Pete Doe, Media Research & Data Expert, Nielsen
If we want to know what advertising will look like in 2020 we will need to be able to measure it – so what will research look like in 2020? The increasing availability of “Big Data” – for example, online server information, Set Top Box TV data and customer purchase data is probably the most important factor. Ever-improving computing capabilities and ever-cooler consumer electronic devices suggests a future where ads and promotions are delivered to exactly the right person at the right time in the right place, and (in a somewhat Orwellian or even Pavlovian scenario) the consumer response is inevitably to purchase. All risk is taken out of the system through the use of completely relevant and accurately addressed messaging.
In this scenario the research data are census-based and come directly from the communication process. The same information moves in two directions – downstream to the consumer and upstream to the advertiser. This is very different from the sample-based currency research panels that are commonly used to determine advertising value for many media today.
This vision of a closed loop system that guides people effortlessly toward purchase is for the most part likely to remain just a vision. The real world is a messier place. There are various reasons why the reality will be different. The four main issues are ownership, definition, coverage and privacy.
Data ownership: the vast amounts of data collected are proprietary. An advertiser planning a national TV advertising campaign would find it difficult to work through all the different individual cable operators to get a consolidated view of where to place its ad. Creating a workable confederation of all the different data sources may eventually occur but it seems unlikely to be in place by 2020.
Coverage: not every transaction or exposure is electronically detected. The majority of set top boxes do not return data, some TV’s are over-the-air and do not return data, people still look at magazines and drive by billboards. And people still talk to each other and make purchasing decisions based on their friends’ recommendations.
Definition: Big Data are machine data – a set top box is tuned to a particular network (though the TV may be off), a computer requests a web page, scanners records purchasing. All these data are at least one step removed from people – we know an event happened but we can’t associate this definitively with an individual. This dilutes the addressability success of ad placement – an online ad served and counted using cookies does not directly reflect an identified individual’s exposure.
Privacy: privacy will always be an issue that has the potential to limit data availability, either explicitly due to consumer agreements or legislation, or because of companies’ caution in handling data. For example, the foundation of a cable company’s business is revenue from customers, not the data that the customers’ set top boxes generate, so protecting the customers’ privacy is clearly of paramount concern.

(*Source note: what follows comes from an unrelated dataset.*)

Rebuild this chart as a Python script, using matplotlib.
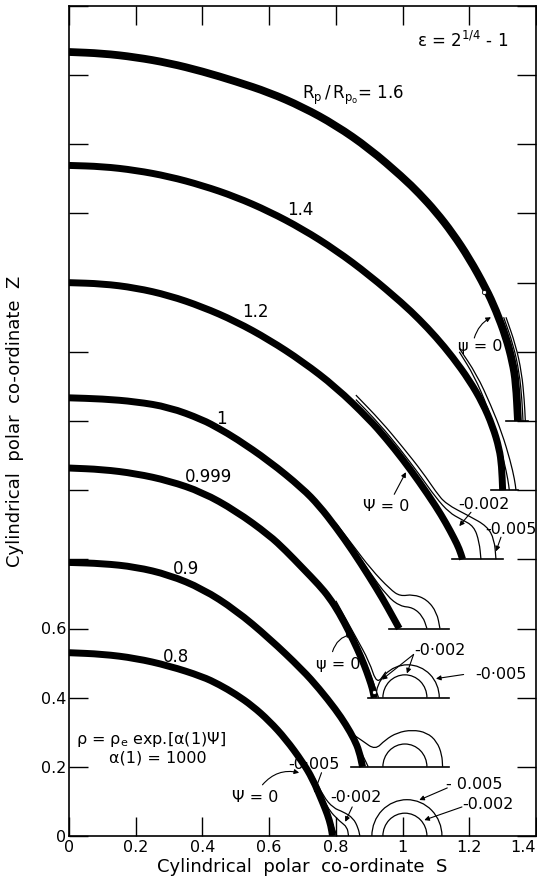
import matplotlib
matplotlib.use("Agg")
import matplotlib.pyplot as plt
from matplotlib.patches import Arc, PathPatch
from matplotlib.path import Path
import numpy as np

plt.rcParams['font.family'] = ['DejaVu Sans']
plt.rcParams['mathtext.default'] = 'regular'

# ---------------- data ----------------
ratio_labels = ['0.8', '0.9', '0.999', '1', '1.2', '1.4', '1.6']
baselines = [0.0, 0.2, 0.4, 0.6, 0.8, 1.0, 1.2]

# bubble surfaces: S and Z above each curve's own baseline
s_08 = [0, 0.1, 0.2, 0.3, 0.4, 0.45, 0.5, 0.55, 0.6, 0.65, 0.7, 0.73, 0.76, 0.775, 0.785, 0.79]
z_08 = [0.530, 0.526, 0.514, 0.492, 0.461, 0.438, 0.410, 0.376, 0.333, 0.280, 0.214, 0.166, 0.098, 0.062, 0.03, 0]

s_09 = [0, 0.1, 0.2, 0.3, 0.4, 0.5, 0.6, 0.7, 0.75, 0.8, 0.83, 0.855, 0.87, 0.88]
z_09 = [0.591, 0.588, 0.578, 0.555, 0.515, 0.453, 0.372, 0.280, 0.226, 0.165, 0.122, 0.08, 0.045, 0]

s_0999 = [0, 0.1, 0.2, 0.3, 0.4, 0.5, 0.6, 0.65, 0.7, 0.75, 0.78, 0.81, 0.84, 0.865, 0.885, 0.90, 0.91, 0.915]
z_0999 = [0.664, 0.660, 0.648, 0.627, 0.594, 0.540, 0.470, 0.425, 0.375, 0.325, 0.29, 0.245, 0.19, 0.14, 0.095, 0.055, 0.025, 0]

s_10 = [0, 0.1, 0.2, 0.3, 0.4, 0.45, 0.5, 0.6, 0.7, 0.75, 0.8, 0.85, 0.9, 0.94, 0.97, 0.99]
z_10 = [0.667, 0.664, 0.656, 0.640, 0.604, 0.578, 0.550, 0.484, 0.405, 0.355, 0.293, 0.225, 0.150, 0.087, 0.035, 0]

s_12 = [0, 0.1, 0.2, 0.3, 0.4, 0.5, 0.6, 0.7, 0.8, 0.9, 0.95, 1.0, 1.05, 1.1, 1.13, 1.155, 1.17, 1.18]
z_12 = [0.800, 0.797, 0.785, 0.763, 0.730, 0.688, 0.635, 0.572, 0.498, 0.405, 0.350, 0.290, 0.224, 0.153, 0.105, 0.06, 0.03, 0]

s_14 = [0, 0.1, 0.2, 0.3, 0.4, 0.5, 0.6, 0.7, 0.8, 0.9, 1.0, 1.05, 1.1, 1.15, 1.2, 1.24, 1.27, 1.29, 1.297, 1.30]
z_14 = [0.939, 0.936, 0.925, 0.907, 0.881, 0.848, 0.806, 0.755, 0.694, 0.622, 0.540, 0.494, 0.443, 0.385, 0.318, 0.252, 0.185, 0.12, 0.07, 0]

s_16 = [0, 0.1, 0.2, 0.3, 0.4, 0.5, 0.6, 0.7, 0.8, 0.9, 1.0, 1.05, 1.1, 1.15, 1.2, 1.25, 1.28, 1.31, 1.33, 1.34, 1.346]
z_16 = [1.067, 1.063, 1.052, 1.035, 1.011, 0.982, 0.950, 0.908, 0.855, 0.788, 0.705, 0.658, 0.605, 0.543, 0.470, 0.383, 0.320, 0.243, 0.170, 0.110, 0]

surfaces_s = [s_08, s_09, s_0999, s_10, s_12, s_14, s_16]
surfaces_z = [z_08, z_09, z_0999, z_10, z_12, z_14, z_16]

# stream-function contours (S, Z above baseline)
c16_a_s = [1.303, 1.332, 1.350, 1.358, 1.361]
c16_a_z = [0.30, 0.22, 0.14, 0.06, 0]
c16_b_s = [1.310, 1.339, 1.357, 1.365, 1.368]
c16_b_z = [0.30, 0.22, 0.14, 0.06, 0]

c14_a_s = [1.17, 1.215, 1.255, 1.283, 1.305, 1.316, 1.32]
c14_a_z = [0.40, 0.33, 0.24, 0.16, 0.08, 0.03, 0]
c14_b_s = [1.17, 1.222, 1.265, 1.298, 1.323, 1.336, 1.34]
c14_b_z = [0.41, 0.335, 0.245, 0.165, 0.085, 0.03, 0]

c12_a_s = [0.86, 0.93, 0.99, 1.05, 1.10, 1.14, 1.175, 1.214, 1.23, 1.235]
c12_a_z = [0.462, 0.392, 0.322, 0.246, 0.178, 0.135, 0.116, 0.096, 0.05, 0]
c12_b_s = [0.86, 0.935, 1.0, 1.06, 1.10, 1.13, 1.20, 1.253, 1.275, 1.28]
c12_b_z = [0.475, 0.40, 0.325, 0.252, 0.195, 0.16, 0.125, 0.096, 0.058, 0]

c10_a_s = [0.80, 0.85, 0.90, 0.954, 0.993, 1.031, 1.061, 1.073]
c10_a_z = [0.30, 0.235, 0.165, 0.093, 0.064, 0.061, 0.035, 0]
c10_b_s = [0.80, 0.85, 0.905, 0.963, 0.993, 1.031, 1.073, 1.103, 1.112]
c10_b_z = [0.305, 0.242, 0.172, 0.113, 0.093, 0.099, 0.084, 0.046, 0]

c0999_a_s = [0.78, 0.83, 0.865, 0.89, 0.912, 0.928]
c0999_a_z = [0.30, 0.225, 0.155, 0.10, 0.045, 0]
c0999_b_s = [0.80, 0.86, 0.90, 0.923, 0.95]
c0999_b_z = [0.28, 0.175, 0.105, 0.038, 0.075]

c09_a_s = [0.76, 0.82, 0.86, 0.885, 0.897]
c09_a_z = [0.205, 0.13, 0.07, 0.025, 0]
c09_b_s = [0.77, 0.81, 0.843, 0.88, 0.918, 0.948, 0.984, 1.029, 1.073, 1.103, 1.118, 1.12]
c09_b_z = [0.205, 0.15, 0.099, 0.075, 0.049, 0.078, 0.099, 0.107, 0.099, 0.073, 0.035, 0]

c08_a_s = [0.68, 0.73, 0.765, 0.79, 0.803]
c08_a_z = [0.245, 0.172, 0.098, 0.035, 0]
c08_b_s = [0.69, 0.73, 0.762, 0.792, 0.822, 0.852, 0.867, 0.872]
c08_b_z = [0.235, 0.18, 0.115, 0.081, 0.070, 0.052, 0.023, 0]
c08_c_s = [0.69, 0.73, 0.774, 0.813, 0.834, 0.838]
c08_c_z = [0.232, 0.175, 0.08, 0.041, 0.026, 0]

contour_case = [6, 6, 5, 5, 4, 4, 3, 3, 2, 2, 1, 1, 0, 0, 0]
contour_s = [c16_a_s, c16_b_s, c14_a_s, c14_b_s, c12_a_s, c12_b_s, c10_a_s, c10_b_s,
             c0999_a_s, c0999_b_s, c09_a_s, c09_b_s, c08_a_s, c08_b_s, c08_c_s]
contour_z = [c16_a_z, c16_b_z, c14_a_z, c14_b_z, c12_a_z, c12_b_z, c10_a_z, c10_b_z,
             c0999_a_z, c0999_b_z, c09_a_z, c09_b_z, c08_a_z, c08_b_z, c08_c_z]

# closed semicircular contours (vortex rings): case index, centre S, radius
ring_case = [2, 2, 1, 0, 0]
ring_centre = [1.007, 1.015, 1.007, 1.007, 1.013]
ring_radius = [0.066, 0.095, 0.066, 0.066, 0.105]

# baseline segments for the shifted cases
base_case = [1, 2, 3, 4, 5, 6]
base_from = [0.845, 0.895, 0.96, 1.148, 1.265, 1.31]
base_to = [1.14, 1.14, 1.14, 1.30, 1.345, 1.375]

x_ticks = [0, 0.2, 0.4, 0.6, 0.8, 1.0, 1.2, 1.4]
x_tick_labels = ['0', '0.2', '0.4', '0.6', '0.8', '1', '1.2', '1.4']
y_ticks = [0, 0.2, 0.4, 0.6, 0.8, 1.0, 1.2, 1.4, 1.6, 1.8, 2.0, 2.2, 2.4]
y_tick_labels = ['0', '0.2', '0.4', '0.6', '', '', '', '', '', '', '', '', '']

# ---------------- figure ----------------
W, H = 537, 885
fig = plt.figure(figsize=(W / 100, H / 100), dpi=100)
ax = fig.add_axes([69 / W, 49 / H, 467 / W, 830 / H])
ax.set_xlim(0, 1.4)
ax.set_ylim(0, 2.4)


def smooth_path(xs, ys):
    """Quadratic Bezier path that uses the read points as control points."""
    pts = np.column_stack([xs, ys])
    verts = [pts[0]]
    codes = [Path.MOVETO]
    if len(pts) > 2:
        verts.append((pts[0] + pts[1]) / 2)
        codes.append(Path.LINETO)
        for i in range(1, len(pts) - 1):
            verts.append(pts[i])
            verts.append((pts[i] + pts[i + 1]) / 2)
            codes += [Path.CURVE3, Path.CURVE3]
    verts.append(pts[-1])
    codes.append(Path.LINETO)
    return Path(verts, codes)


def draw_line(xs, ys, lw, z):
    ax.add_patch(PathPatch(smooth_path(xs, ys), fill=False, edgecolor='k', lw=lw,
                           capstyle='butt', joinstyle='round', zorder=z))


for s, z, b in zip(surfaces_s, surfaces_z, baselines):
    lw = 5.6 if b == 1.2 else 5.0
    draw_line(s, np.asarray(z) + b, lw, 3)

for ci, s, z in zip(contour_case, contour_s, contour_z):
    draw_line(s, np.asarray(z) + baselines[ci], 0.9, 2)

for ci, c, r in zip(ring_case, ring_centre, ring_radius):
    ax.add_patch(Arc((c, baselines[ci]), 2 * r, 2 * r, theta1=0, theta2=180,
                     color='k', lw=0.9, zorder=2))

for ci, a, b in zip(base_case, base_from, base_to):
    ax.plot([a, b], [baselines[ci], baselines[ci]], color='k', lw=1.2, zorder=2)

# small open marks on the surfaces
ax.plot([1.245, 0.915], [1.574, 0.417], 'o', ms=3, mfc='white', mec='k', mew=0.6, zorder=4)

# ticks / frame
ax.set_xticks(x_ticks)
ax.set_xticklabels(x_tick_labels)
ax.set_yticks(y_ticks)
ax.set_yticklabels(y_tick_labels)
ax.tick_params(direction='in', length=14, width=1.0, top=True, right=True,
               labelsize=11.5, pad=3)
ax.tick_params(axis='y', pad=2)
ax.get_xticklabels()[-1].set_horizontalalignment('right')
for sp in ax.spines.values():
    sp.set_linewidth(1.2)

ax.set_xlabel('Cylindrical  polar  co-ordinate  S', fontsize=13, labelpad=2)
ax.set_ylabel('Cylindrical  polar  co-ordinate  Z', fontsize=13, labelpad=12)

# curve labels
fs = 12
ax.text(0.853, 2.142, r'$R_p\,/\,R_{p_o}$= 1.6', fontsize=fs, ha='center', va='center')
ax.text(0.693, 1.809, '1.4', fontsize=fs, ha='center', va='center')
ax.text(0.558, 1.516, '1.2', fontsize=fs, ha='center', va='center')
ax.text(0.456, 1.205, '1', fontsize=fs, ha='center', va='center')
ax.text(0.417, 1.038, '0.999', fontsize=fs, ha='center', va='center')
ax.text(0.352, 0.771, '0.9', fontsize=fs, ha='center', va='center')
ax.text(0.320, 0.518, '0.8', fontsize=fs, ha='center', va='center')

ax.text(1.18, 2.30, 'ε = 2$^{1/4}$ - 1', fontsize=fs, ha='center', va='center')
ax.text(0.246, 0.278, 'ρ = ρ$_e$ exp.[α(1)Ψ]', fontsize=11.5, ha='center', va='center')
ax.text(0.267, 0.226, 'α(1) = 1000', fontsize=11.5, ha='center', va='center')

# contour labels with arrows
def label(txt, pos, arrows, rad=0.0, size=11.5):
    ax.text(pos[0], pos[1], txt, fontsize=size, ha='center', va='center')
    for (start, tip) in arrows:
        ax.annotate('', xy=tip, xytext=start,
                    arrowprops=dict(arrowstyle='-|>', color='k', lw=0.8,
                                    mutation_scale=7, shrinkA=0, shrinkB=0,
                                    connectionstyle='arc3,rad=%g' % rad))

label('ψ = 0', (1.232, 1.414), [((1.215, 1.44), (1.265, 1.50))], rad=-0.2)
label('Ψ = 0', (0.95, 0.954), [((0.975, 0.988), (1.01, 1.052))])
label('-0.002', (1.245, 0.959), [((1.205, 0.936), (1.17, 0.896))])
label('-0.005', (1.326, 0.887), [((1.295, 0.864), (1.28, 0.823))])
label('ψ = 0', (0.808, 0.496), [((0.79, 0.533), (0.848, 0.583))], rad=-0.3)
label('-0·002', (1.112, 0.536), [((1.033, 0.525), (0.938, 0.452)),
                                 ((1.033, 0.525), (1.013, 0.47))])
label('-0·005', (1.296, 0.467), [((1.183, 0.467), (1.10, 0.455))])
label('Ψ = 0', (0.557, 0.110), [((0.58, 0.148), (0.69, 0.183))], rad=-0.3)
label('-0·005', (0.735, 0.206), [((0.757, 0.183), (0.735, 0.125))])
label('-0·002', (0.861, 0.110), [((0.849, 0.084), (0.828, 0.041))])
label('- 0.005', (1.214, 0.148), [((1.134, 0.139), (1.05, 0.104))])
label('-0.002', (1.257, 0.090), [((1.178, 0.084), (1.065, 0.046))])

fig.savefig('out.png', dpi=100)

However, despite all these barriers, we are seeing a shift in the research world towards using these data sources in combination with more traditional research data. It seems logical to suggest that hybrid data integrations that combine machine data with person-centric sample-based measurements are likely to be the best way to measure the total consumer experience. High quality sample-based measurement gives a precise view of people’s media and consumer behavior, but the cost of this research is high and sample sizes are small. Big Data can deliver thousands or millions of records giving a sensitive measurement of changes in behavior but with the caveats above – the data will have coverage and definitional issues that deliver a biased or incomplete view of behavior. Combining the two approaches – person-centric samples and machine based Big Data – should give us the best of both worlds.
Research/Information companies and Big Data companies are already embarked on this, integrating data sources such as meter panels with set top box data or online server results. This requires new statistical modeling techniques as well as a clear understanding of the pros and cons of all the data sources being used. The simple research paradigm of “sample/measure/project“ that has held sway since the 1930s is not enough when multiple data sources feed into the measurement. The research world has a natural tendency toward conservativism – change means trend breaks and that can cause business uncertainty – and if the change entails more complexity there can be a natural reluctance to want to consider that change. For the benefits of Big Data to be realized then, there is some work to be done. The research world needs to (and in some cases is beginning to) agree standards and measures of quality around Big Data and its use in research, particularly for currency research that underpins the advertising business.
If the research world can embrace Big Data in a way that satisfies all constituents it will be a positive move. A better understanding of consumers and better addressing of messages to them has to be good for everyone. Perhaps in 2020 an advertiser may claim that only 40% of advertising is wasted, not 50%. But we will never get to zero because people are too individual and unpredictable for that… and let’s hope that is always the case.